On 27 August 1820, the young Dr. Wakley had a headache. He treated it by applying leeches to his temples and tying a tourniquet around his head. A stranger called at Wakley's door, asking to confer about one of Wakley's patients. The stranger then asked if he might have a glass of cider, and when Wakley obligingly went to the cellar to fetch some, the stranger admitted a group of masked men. The assailants knocked Wakley unconscious with a blow to the head --- the tourniquet may have prevented the blow from killing him. They kicked him and stabbed him. When Wakley came to, his house was ablaze. He escaped, but the house and its contents, including the Wakleys' wedding presents, were a total loss.
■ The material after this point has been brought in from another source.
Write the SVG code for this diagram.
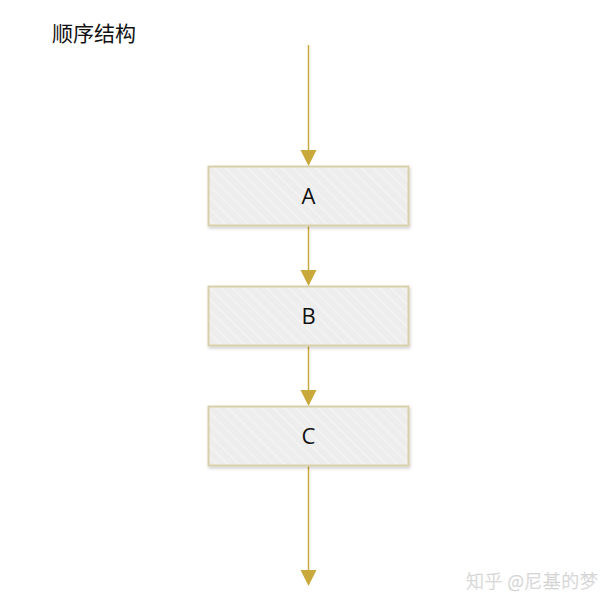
<svg xmlns="http://www.w3.org/2000/svg" width="616" height="608" viewBox="0 0 616 608">
<style>
.box{fill:url(#hatch);stroke:#d8d0a8;stroke-width:2}
.lbl{font-family:"Open Sans","Liberation Sans",sans-serif;font-size:22px;fill:#111;text-anchor:middle}
.ln{stroke:#c9a93c;stroke-width:1.5;fill:none}
.ah{fill:#c9a93c}
</style>
<defs>
<pattern id="hatch" width="8" height="8" patternUnits="userSpaceOnUse" patternTransform="rotate(-45)">
<rect width="8" height="8" fill="#ededed"/>
<line x1="0" y1="0" x2="0" y2="8" stroke="#f4f4f4" stroke-width="3"/>
</pattern>
<filter id="sh" x="-10%" y="-20%" width="120%" height="150%">
<feDropShadow dx="1" dy="2" stdDeviation="1.5" flood-color="#000" flood-opacity="0.18"/>
</filter>
</defs>
<rect width="616" height="608" fill="#fff"/>
<text x="52" y="41" font-family="'Noto Sans CJK SC',sans-serif" font-size="21" fill="#111">顺序结构</text>
<g id="connectors">
<line class="ln" x1="308.5" y1="45" x2="308.5" y2="152"/>
<polygon class="ah" points="300.5,150 316.5,150 308.5,166"/>
<line class="ln" x1="308.5" y1="226" x2="308.5" y2="272"/>
<polygon class="ah" points="300.5,270 316.5,270 308.5,286"/>
<line class="ln" x1="308.5" y1="346" x2="308.5" y2="392"/>
<polygon class="ah" points="300.5,390 316.5,390 308.5,406"/>
<line class="ln" x1="308.5" y1="466" x2="308.5" y2="572"/>
<polygon class="ah" points="300.5,570 316.5,570 308.5,586"/>
</g>
<g id="A">
<rect class="box" x="208.5" y="166.5" width="200" height="59" filter="url(#sh)"/>
<text class="lbl" x="308.5" y="204">A</text>
</g>
<g id="B">
<rect class="box" x="208.5" y="286.5" width="200" height="59" filter="url(#sh)"/>
<text class="lbl" x="308.5" y="324">B</text>
</g>
<g id="C">
<rect class="box" x="208.5" y="406.5" width="200" height="59" filter="url(#sh)"/>
<text class="lbl" x="308.5" y="444">C</text>
</g>
<text x="466" y="588" font-family="'Noto Sans CJK SC',sans-serif" font-size="18" font-weight="300" letter-spacing="0.5" fill="#e4e4e4" stroke="#d0d0d0" stroke-width="0.4">知乎 @尼基的梦</text>
</svg>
Wakley was heavily insured, but the insurance company accused him of staging the assault and setting the fire himself. Wakley took them to court, but in the meantime he and his wife had to seek much more modest lodgings. The Wakleys moved to the poorer neighborhood of Newport Street, off the Strand, where Wakley tried to establish himself again as a doctor. However, he had a hard time making ends meet. The residents of his new neighborhood could hardly afford his services, and on top of this he was distracted by his legal fight with the insurer and was still recovering from his injuries.
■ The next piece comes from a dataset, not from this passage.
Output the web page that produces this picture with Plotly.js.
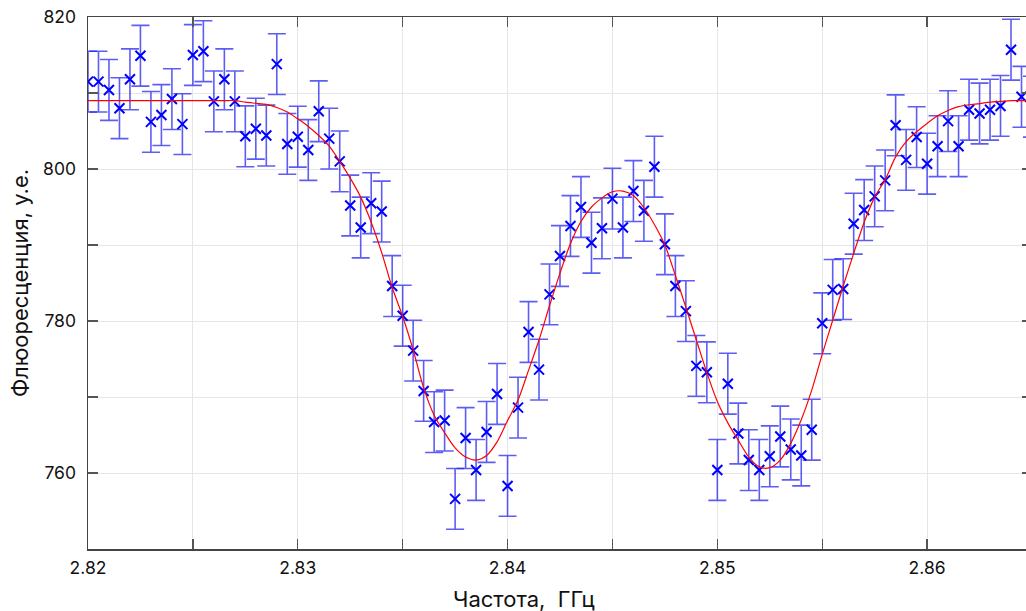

Several factors may have combined to motivate Wakley to try his hand at medical publishing. Elizabeth Wakley had expected to live in rather better circumstances and urged him to find an alternative to medicine. While living on Newport Street, Wakley had befriended William Cobbett, a radical journalist and reformer. Finally, in 1823, Wakley met Dr. Walter Channing, one of the founders of the New England Journal of Medicine and Surgery, who seems to have encouraged Wakley in his scheme of starting a new medical journal in London. Channing may even have bankrolled the effort.

The Lancet published its first weekly issue on 5 October 1823. The journal was the only medical weekly in Britain, and it was successful almost immediately.

Wakley's battle with his insurance company ended in victory for Wakley. He was awarded full compensation and costs, but the move to Newport Street had already changed the direction of his life.

Wakley went on to have a remarkable career, building on his publishing reputation to get himself elected to Parliament as a reformer. In Parliament, he made an impression with his impassioned speech in defense of six laborers, the Tolpuddle Martyrs, who had been sentenced to transportation for organizing to resist a reduction in their wages. He pushed through legislation that required government to pay for expert medical consultants to assist coroners, who at that time had legal training but no expertise in medicine. While still serving in Parliament, Wakley was elected coroner himself, the first medical man to take the post. He ran on a reform platform that promised to investigate all suspicious deaths, and in office he earned the enmity of workhouse managers when his investigations into accidental deaths exposed the terrible conditions at these institutions. Among Wakley's admirers were Charles Dickens and William Makepeace Thackery.

Wakley is not buried at Kensal Green, though his corpse is deposited there. That is, his coffin rests, along with those of his wife and daughter, in one of the niches of Kensal Green's catacombs under the Anglican chapel.